EQQQ is available: Invesco Nasdaq 100 (EQQQ) | InvestEngine
Unfortunately it provides income rather than accumulation, which wouldn’t be my preference. But I have shares in it anyway. Perhaps I should switch to CNX1, which is lower TER and accumulates.
Thinking about the three options (EQQQ, CNX1, and IITU), EQQQ and CNX1 seem to both mirror the Nasdaq 100 very closely. I’d recommend CNX1 because of the lower TER and accumulation, although it’s also worth considering liquidity (I don’t personally, because I haven’t worked out how to do it easily). IITU is different, as you’d expect for something that tracks a different index. Nasdaq is 11% Apple, 10.5% Microsoft, 5.7% Amazon, 4.6% Nvidia, 3.9% Meta, roughly 3% each for Broadcom, Alphabet, and Tesla, and 2% Adobe. S&P IT is 25.2% Apple, 19.7% Microsoft, 12% Nvidia, Broadcom 4%, Adobe 3%. So you’re getting much more exposure to Apple, Microsoft, and Nvidia, and less to Amazon, Meta, Alphabet, and Tesla. Now personally, I think diversification is the prudent thing and would therefore choose the Nasdaq index, but if you think Apple, Microsoft and Nvidia are likely to outperform Amazon, Meta, Alphabet and Tesla then S&P IT might make more sense for you.

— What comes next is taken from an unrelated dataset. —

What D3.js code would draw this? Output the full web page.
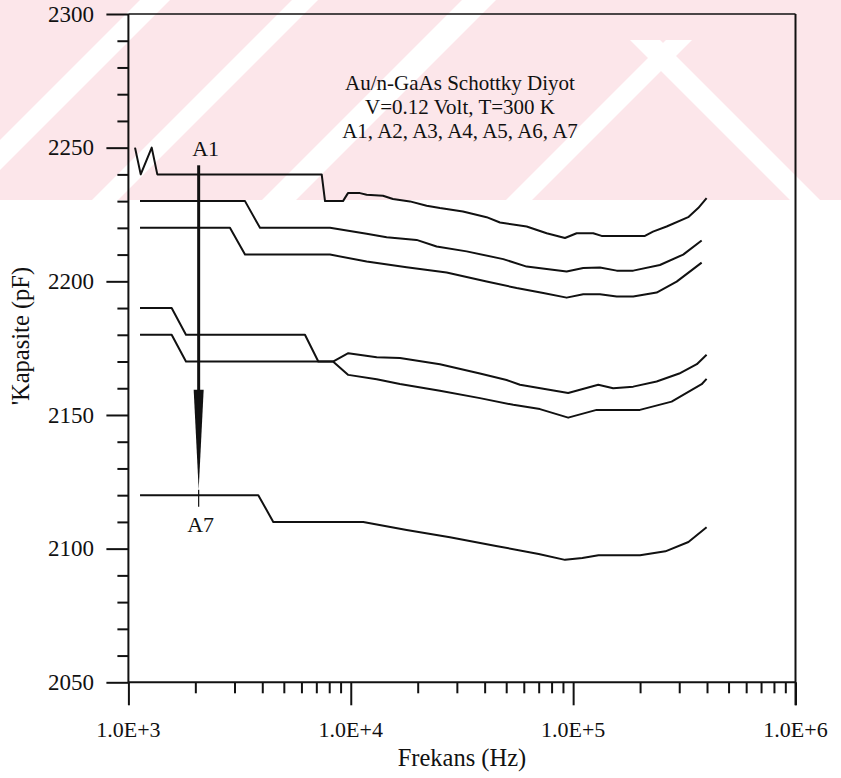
<!DOCTYPE html>
<html>
<head>
<meta charset="utf-8">
<script src="https://cdn.jsdelivr.net/npm/d3@7"></script>
<style>
  body { margin: 0; background: #ffffff; }
  text { font-family: "Liberation Serif", "Times New Roman", serif; fill: #111; }
</style>
</head>
<body>
<svg id="chart" width="841" height="778"></svg>
<script>
// Frequency (Hz) and capacitance (pF) for each curve
const freqA1 = [1071, 1136, 1273, 1349, 7400, 7660, 9226, 9714, 11000, 11790, 13960, 15480, 18460, 21940, 25180, 31950, 40830, 46880, 61810, 76030, 91900, 103700, 123100, 134300, 210300, 228600, 263300, 329200, 365100, 398300];
const capA1  = [2250, 2240, 2250, 2240, 2240, 2230, 2230, 2233, 2233, 2232.4, 2232, 2230.8, 2229.9, 2228.3, 2227.4, 2226.1, 2224, 2222, 2220.5, 2218, 2216.2, 2218, 2218, 2217, 2217, 2218.6, 2220.5, 2224, 2227.4, 2231.1];

const freqA2 = [1128, 3345, 3906, 8065, 11790, 14500, 19770, 24330, 33200, 48500, 61810, 93500, 111000, 132000, 157000, 186300, 245600, 312500, 378400];
const capA2  = [2230, 2230, 2220, 2220, 2217.8, 2216.5, 2215.5, 2213, 2211.2, 2208.3, 2205.5, 2203.7, 2205, 2205.2, 2204, 2204, 2206.1, 2210, 2215.3];

const freqA3 = [1128, 2862, 3345, 8065, 11790, 17830, 26980, 40830, 55700, 73400, 93500, 111000, 132000, 157000, 186300, 237400, 292100, 378400];
const capA3  = [2220, 2220, 2210, 2210, 2207.4, 2205.3, 2203.3, 2199.9, 2197.5, 2195.6, 2193.9, 2195.2, 2195.2, 2194.3, 2194.3, 2195.8, 2199.9, 2207];

const freqA4 = [1128, 1565, 1815, 6223, 7145, 8318, 9746, 13080, 16640, 25180, 38100, 50200, 57650, 95000, 129700, 151400, 186300, 237400, 300000, 360000, 398300];
const capA4  = [2190, 2190, 2180, 2180, 2170, 2170, 2173.1, 2171.6, 2171.3, 2169, 2165.5, 2163.1, 2161.3, 2158.2, 2161.3, 2160, 2160.6, 2162.5, 2165.5, 2169, 2172.5];

const freqA5 = [1128, 1565, 1815, 8318, 9746, 13080, 16640, 25180, 38100, 53800, 70900, 95000, 127500, 199600, 277300, 378400, 398300];
const capA5  = [2180, 2180, 2170, 2170, 2165, 2163.4, 2161.6, 2159.1, 2156.3, 2153.8, 2152.2, 2149, 2151.9, 2151.9, 2155, 2161.5, 2163.5];

const freqA7 = [1128, 3838, 4483, 11380, 17840, 27920, 45000, 70000, 91900, 110000, 130000, 200000, 260000, 330000, 398300];
const capA7  = [2120, 2120, 2110, 2110, 2107, 2104.3, 2101, 2098, 2095.8, 2096.5, 2097.5, 2097.5, 2099, 2102.5, 2108];

const xTickLabels = ["1.0E+3", "1.0E+4", "1.0E+5", "1.0E+6"];
const xTickValues = [1e3, 1e4, 1e5, 1e6];
const yTickValues = [2050, 2100, 2150, 2200, 2250, 2300];

const noteLines = ["Au/n-GaAs Schottky Diyot", "V=0.12 Volt, T=300 K", "A1, A2, A3, A4, A5, A6, A7"];

// Arrow from A1 down to A7
const arrowFreq = 2070;
const arrowCap = [2243.4, 2159.4, 2122, 2115.7]; // stem top, head base, head tip, tail end

const series = [
  [freqA1, capA1], [freqA2, capA2], [freqA3, capA3],
  [freqA4, capA4], [freqA5, capA5], [freqA7, capA7]
];

const svg = d3.select("#chart");
const W = 841, H = 778;

// ---- pale diagonal banner across the top
const bandBottom = 200;
const wm = svg.append("g");
wm.append("rect").attr("x", 0).attr("y", 0).attr("width", W).attr("height", bandBottom).attr("fill", "#fce6ea");
// "/" gaps: x where the gap meets the band bottom, gap width, top y of the gap
const slashGaps = [[-60, 30, 0], [92, 26, 0], [262, 34, 0], [506, 26, 40]];
// "\" gaps: x where the gap meets the band bottom, gap width, top y
const backGaps = [[790, 30, 40]];
slashGaps.forEach(([x0, w, top]) => {
  const h = bandBottom - top;
  wm.append("polygon").attr("fill", "#fff")
    .attr("points", [[x0, bandBottom], [x0 + w, bandBottom], [x0 + w + h, top], [x0 + h, top]].join(" "));
});
backGaps.forEach(([x0, w, top]) => {
  const h = bandBottom - top;
  wm.append("polygon").attr("fill", "#fff")
    .attr("points", [[x0, bandBottom], [x0 + w, bandBottom], [x0 + w - h, top], [x0 - h, top]].join(" "));
});

// ---- scales
const x = d3.scaleLog().domain([1e3, 1e6]).range([128.4, 795.5]);
const y = d3.scaleLinear().domain([2050, 2300]).range([682.3, 14]);

const axisColor = "#111";

// minor ticks
const yMinor = d3.range(2060, 2300, 10).filter(v => v % 50 !== 0);
const xMinor = [];
[1e3, 1e4, 1e5].forEach(d => { for (let k = 2; k <= 9; k++) xMinor.push(d * k); });

const gy = svg.append("g").attr("transform", `translate(${x(1e3)},0)`);
gy.call(d3.axisLeft(y).tickValues(yTickValues).tickSize(22).tickFormat(""));
const gyMinor = svg.append("g").attr("transform", `translate(${x(1e3)},0)`);
gyMinor.call(d3.axisLeft(y).tickValues(yMinor).tickSize(11).tickFormat(""));

const gx = svg.append("g").attr("transform", `translate(0,${y(2050)})`);
gx.call(d3.axisBottom(x).tickValues(xTickValues).tickSize(23).tickFormat(""));
const gxMinor = svg.append("g").attr("transform", `translate(0,${y(2050)})`);
gxMinor.call(d3.axisBottom(x).tickValues(xMinor).tickSize(11).tickFormat(""));

[gy, gyMinor, gx, gxMinor].forEach(g => {
  g.select(".domain").remove();
  g.selectAll(".tick line").attr("stroke", axisColor).attr("stroke-width", 2);
});

// frame lines
const frame = svg.append("g").attr("stroke", axisColor).attr("stroke-width", 2);
frame.append("line").attr("x1", x(1e3)).attr("x2", x(1e3)).attr("y1", y(2300)).attr("y2", y(2050));
frame.append("line").attr("x1", x(1e3)).attr("x2", x(1e6)).attr("y1", y(2050)).attr("y2", y(2050));
frame.append("line").attr("x1", x(1e3)).attr("x2", x(1e6)).attr("y1", y(2300)).attr("y2", y(2300)).attr("stroke-width", 1.6);
frame.append("line").attr("x1", x(1e6)).attr("x2", x(1e6)).attr("y1", y(2300)).attr("y2", y(2050) + 23);

// tick labels
svg.append("g").selectAll("text").data(yTickValues).join("text")
  .attr("x", 94).attr("y", d => y(d)).attr("dy", "0.33em")
  .attr("text-anchor", "end").attr("font-size", 23).text(d => d);
svg.append("g").selectAll("text").data(xTickValues).join("text")
  .attr("x", d => x(d)).attr("y", 737)
  .attr("text-anchor", "middle").attr("font-size", 22).text((d, i) => xTickLabels[i]);

// axis titles
svg.append("text").attr("x", (x(1e3) + x(1e6)) / 2).attr("y", 766)
  .attr("text-anchor", "middle").attr("font-size", 24.5).text("Frekans (Hz)");
svg.append("text").attr("transform", `translate(29,${(y(2050) + y(2300)) / 2 - 12}) rotate(-90)`)
  .attr("text-anchor", "middle").attr("font-size", 24.5).text("'Kapasite (pF)");

// curves
const line = d3.line().x(d => x(d[0])).y(d => y(d[1]));
svg.append("g").selectAll("path").data(series).join("path")
  .attr("d", ([f, c]) => line(f.map((v, i) => [v, c[i]])))
  .attr("fill", "none").attr("stroke", "#111").attr("stroke-width", 2)
  .attr("stroke-linejoin", "round");

// note block
svg.append("g").selectAll("text").data(noteLines).join("text")
  .attr("x", 460).attr("y", (d, i) => 90 + i * 24)
  .attr("text-anchor", "middle").attr("font-size", 21).text(d => d);

// arrow
const ax = x(arrowFreq);
svg.append("line").attr("x1", ax).attr("x2", ax).attr("y1", y(arrowCap[0])).attr("y2", y(arrowCap[1]) + 2)
  .attr("stroke", "#111").attr("stroke-width", 3);
svg.append("polygon").attr("fill", "#111")
  .attr("points", [[ax - 5, y(arrowCap[1])], [ax + 5, y(arrowCap[1])], [ax, y(arrowCap[2])]].join(" "));
svg.append("line").attr("x1", ax).attr("x2", ax).attr("y1", y(arrowCap[2])).attr("y2", y(arrowCap[3]))
  .attr("stroke", "#111").attr("stroke-width", 1.2);

svg.append("text").attr("x", ax + 7).attr("y", y(2250) + 8).attr("text-anchor", "middle").attr("font-size", 22).text("A1");
svg.append("text").attr("x", ax + 2).attr("y", 532).attr("text-anchor", "middle").attr("font-size", 22).text("A7");
</script>
</body>
</html>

I’d be careful about looking at the past performance of US indexes and assuming the next 30 years will look like the last 30 years. Emerging Markets are likely to grow as a share of global capital. I’d also be very cautious about overinvesting in tech - you might recall that about a year ago the big tech companies all laid off large portions of their workforce, and people who needed liquidity at that time were left holding the bag. There are good reasons to be sceptical about whether the boom that has lifted those 5-7 Goliaths over the last fifteen years (or more) will hold in a tighter regulatory market, the end of low interest rates, market saturation, innovations that might fail, the threats to American democracy, etc.
For me regional diversification is king. I’m quite exposed to India, Brazil, Mexico, Indonesia, and South Africa. Yes there are disasters that could plausibly affect all of them and the US and Europe and the Developed Asia-Pacific, but the odds of those are lower than a disaster affecting any one country or region.